Stored records:
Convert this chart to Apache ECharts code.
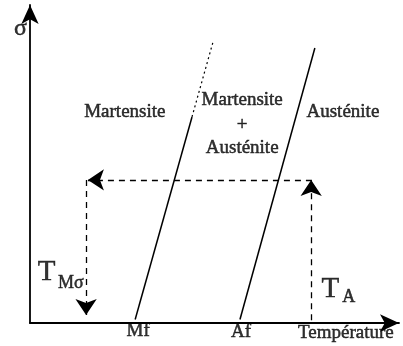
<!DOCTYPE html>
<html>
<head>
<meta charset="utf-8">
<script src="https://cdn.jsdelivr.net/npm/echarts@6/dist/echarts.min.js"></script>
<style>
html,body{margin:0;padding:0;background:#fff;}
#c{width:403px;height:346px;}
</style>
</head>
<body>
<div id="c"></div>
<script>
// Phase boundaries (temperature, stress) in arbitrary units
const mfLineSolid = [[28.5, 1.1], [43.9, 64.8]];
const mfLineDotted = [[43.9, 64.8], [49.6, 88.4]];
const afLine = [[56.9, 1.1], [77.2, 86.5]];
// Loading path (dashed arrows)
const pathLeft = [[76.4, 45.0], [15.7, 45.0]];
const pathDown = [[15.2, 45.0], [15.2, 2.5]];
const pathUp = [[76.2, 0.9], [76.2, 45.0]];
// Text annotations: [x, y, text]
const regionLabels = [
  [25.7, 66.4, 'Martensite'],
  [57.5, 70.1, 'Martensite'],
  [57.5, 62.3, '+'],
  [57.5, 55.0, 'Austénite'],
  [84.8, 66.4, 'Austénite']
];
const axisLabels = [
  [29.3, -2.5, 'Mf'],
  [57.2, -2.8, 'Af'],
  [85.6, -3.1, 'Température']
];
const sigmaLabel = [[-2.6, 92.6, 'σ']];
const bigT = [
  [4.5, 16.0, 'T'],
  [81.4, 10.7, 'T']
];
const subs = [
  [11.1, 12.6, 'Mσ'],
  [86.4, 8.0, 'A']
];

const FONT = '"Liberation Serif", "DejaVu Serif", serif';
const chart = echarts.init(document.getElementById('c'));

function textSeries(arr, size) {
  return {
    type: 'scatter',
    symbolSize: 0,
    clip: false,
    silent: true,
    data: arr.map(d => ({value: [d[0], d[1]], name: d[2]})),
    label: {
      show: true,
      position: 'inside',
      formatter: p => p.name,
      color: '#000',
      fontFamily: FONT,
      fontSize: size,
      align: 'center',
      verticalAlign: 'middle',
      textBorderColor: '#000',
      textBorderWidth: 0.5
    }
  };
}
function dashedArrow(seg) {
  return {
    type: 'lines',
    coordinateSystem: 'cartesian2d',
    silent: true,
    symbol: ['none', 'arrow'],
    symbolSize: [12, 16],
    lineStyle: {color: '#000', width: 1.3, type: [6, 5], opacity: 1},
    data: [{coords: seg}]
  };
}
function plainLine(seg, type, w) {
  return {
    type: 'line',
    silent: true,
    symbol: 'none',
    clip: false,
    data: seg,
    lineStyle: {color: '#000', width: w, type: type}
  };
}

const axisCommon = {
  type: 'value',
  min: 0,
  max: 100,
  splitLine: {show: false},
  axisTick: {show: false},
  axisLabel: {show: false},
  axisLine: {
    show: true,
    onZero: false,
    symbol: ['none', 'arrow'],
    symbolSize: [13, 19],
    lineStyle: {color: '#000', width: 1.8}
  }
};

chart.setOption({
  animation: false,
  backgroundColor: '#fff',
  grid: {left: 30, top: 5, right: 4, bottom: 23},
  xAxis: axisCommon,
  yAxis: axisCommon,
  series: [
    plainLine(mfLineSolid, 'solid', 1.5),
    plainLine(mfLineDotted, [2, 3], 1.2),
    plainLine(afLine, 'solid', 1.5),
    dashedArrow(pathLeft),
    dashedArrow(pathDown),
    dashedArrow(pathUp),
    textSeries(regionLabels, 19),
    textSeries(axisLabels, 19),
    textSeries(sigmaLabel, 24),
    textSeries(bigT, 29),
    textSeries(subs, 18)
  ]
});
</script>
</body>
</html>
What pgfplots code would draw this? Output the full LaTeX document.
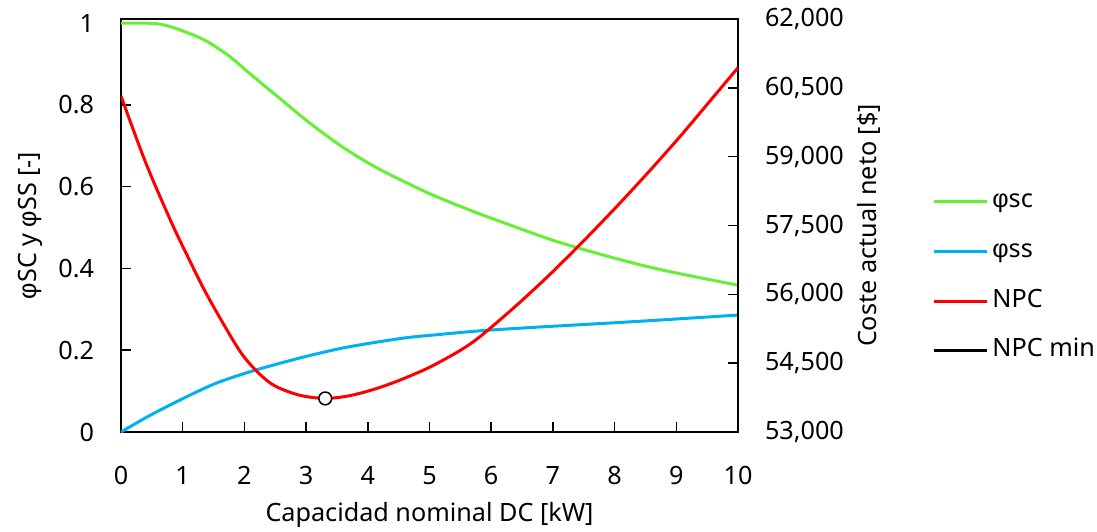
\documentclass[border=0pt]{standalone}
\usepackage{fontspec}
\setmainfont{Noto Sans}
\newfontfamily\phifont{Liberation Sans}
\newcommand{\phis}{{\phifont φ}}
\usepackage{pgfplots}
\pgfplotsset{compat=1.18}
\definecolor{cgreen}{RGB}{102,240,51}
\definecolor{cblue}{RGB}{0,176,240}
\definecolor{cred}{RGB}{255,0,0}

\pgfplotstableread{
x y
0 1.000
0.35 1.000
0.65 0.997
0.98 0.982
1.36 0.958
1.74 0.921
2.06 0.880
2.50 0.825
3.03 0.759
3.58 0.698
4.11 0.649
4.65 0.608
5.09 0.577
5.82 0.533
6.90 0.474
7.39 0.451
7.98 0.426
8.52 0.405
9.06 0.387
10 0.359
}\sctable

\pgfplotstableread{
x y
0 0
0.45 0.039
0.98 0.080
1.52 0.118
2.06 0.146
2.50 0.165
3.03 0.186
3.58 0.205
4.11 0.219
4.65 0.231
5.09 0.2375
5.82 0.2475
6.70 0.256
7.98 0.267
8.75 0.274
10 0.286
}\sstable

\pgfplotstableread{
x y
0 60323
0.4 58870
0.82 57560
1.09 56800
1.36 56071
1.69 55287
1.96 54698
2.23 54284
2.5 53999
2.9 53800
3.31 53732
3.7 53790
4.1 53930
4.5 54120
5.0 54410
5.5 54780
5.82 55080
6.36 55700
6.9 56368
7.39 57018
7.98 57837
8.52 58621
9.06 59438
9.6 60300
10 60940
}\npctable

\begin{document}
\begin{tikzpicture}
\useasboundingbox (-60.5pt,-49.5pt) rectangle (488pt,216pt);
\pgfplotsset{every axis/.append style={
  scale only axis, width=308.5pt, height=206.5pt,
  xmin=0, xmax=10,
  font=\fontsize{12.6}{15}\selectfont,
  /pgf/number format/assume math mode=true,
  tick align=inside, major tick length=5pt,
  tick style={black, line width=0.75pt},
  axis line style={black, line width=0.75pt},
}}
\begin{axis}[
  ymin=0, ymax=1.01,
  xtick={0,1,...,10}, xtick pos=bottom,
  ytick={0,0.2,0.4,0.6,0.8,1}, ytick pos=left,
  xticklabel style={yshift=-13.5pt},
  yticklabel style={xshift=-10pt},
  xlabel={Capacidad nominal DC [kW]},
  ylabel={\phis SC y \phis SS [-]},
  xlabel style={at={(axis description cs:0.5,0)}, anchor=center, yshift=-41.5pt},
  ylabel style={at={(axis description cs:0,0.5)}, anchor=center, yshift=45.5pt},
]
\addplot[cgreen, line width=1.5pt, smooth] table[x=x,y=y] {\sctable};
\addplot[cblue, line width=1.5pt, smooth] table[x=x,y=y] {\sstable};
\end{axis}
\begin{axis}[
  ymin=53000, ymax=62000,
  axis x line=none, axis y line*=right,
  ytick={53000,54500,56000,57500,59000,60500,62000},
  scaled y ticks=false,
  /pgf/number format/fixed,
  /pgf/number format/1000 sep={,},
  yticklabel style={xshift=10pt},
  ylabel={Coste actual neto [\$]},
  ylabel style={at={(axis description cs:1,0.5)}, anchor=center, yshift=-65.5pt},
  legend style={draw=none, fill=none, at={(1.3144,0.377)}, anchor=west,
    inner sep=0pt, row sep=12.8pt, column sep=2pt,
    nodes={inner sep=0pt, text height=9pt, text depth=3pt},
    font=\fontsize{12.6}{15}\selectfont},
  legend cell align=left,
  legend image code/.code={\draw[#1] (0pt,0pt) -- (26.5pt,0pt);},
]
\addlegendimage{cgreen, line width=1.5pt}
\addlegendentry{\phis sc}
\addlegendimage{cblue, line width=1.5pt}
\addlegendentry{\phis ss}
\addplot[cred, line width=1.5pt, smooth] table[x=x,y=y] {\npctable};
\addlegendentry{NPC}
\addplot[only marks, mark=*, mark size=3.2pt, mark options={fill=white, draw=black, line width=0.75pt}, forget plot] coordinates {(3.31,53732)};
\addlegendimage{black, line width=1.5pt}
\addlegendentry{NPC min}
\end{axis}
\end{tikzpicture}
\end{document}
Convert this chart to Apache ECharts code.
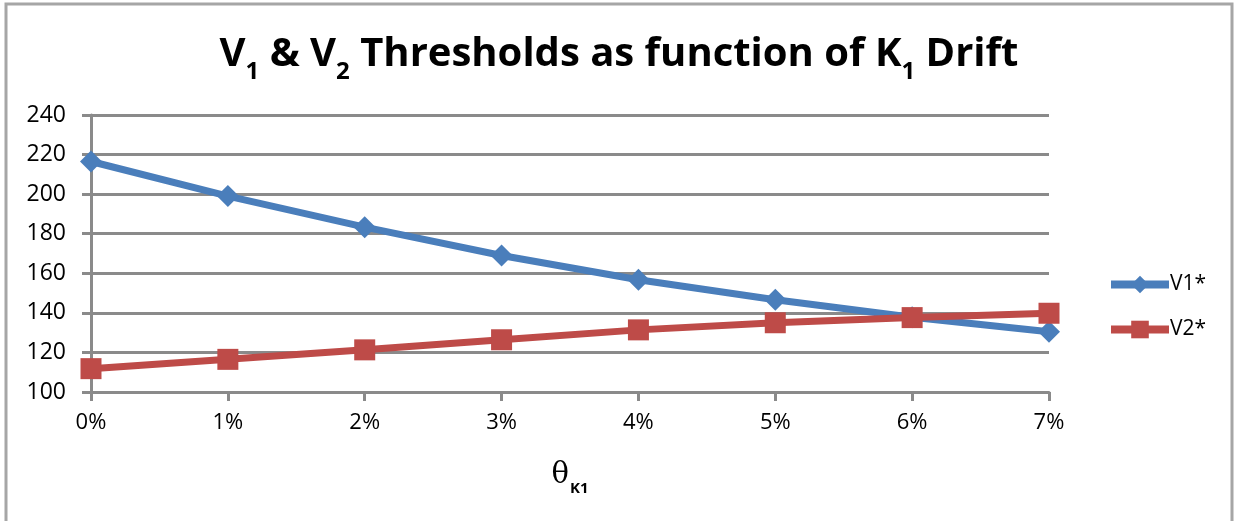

Task:
In the records above, locate the lines holding the word "code". Copy each of them.

The solution:
Convert this chart to Apache ECharts code.
What pgfplots code would draw this? Output the full LaTeX document.
  legend image code/.code={\draw[#1] (0pt,0pt) -- (26.5pt,0pt);},
Convert this chart to Apache ECharts code.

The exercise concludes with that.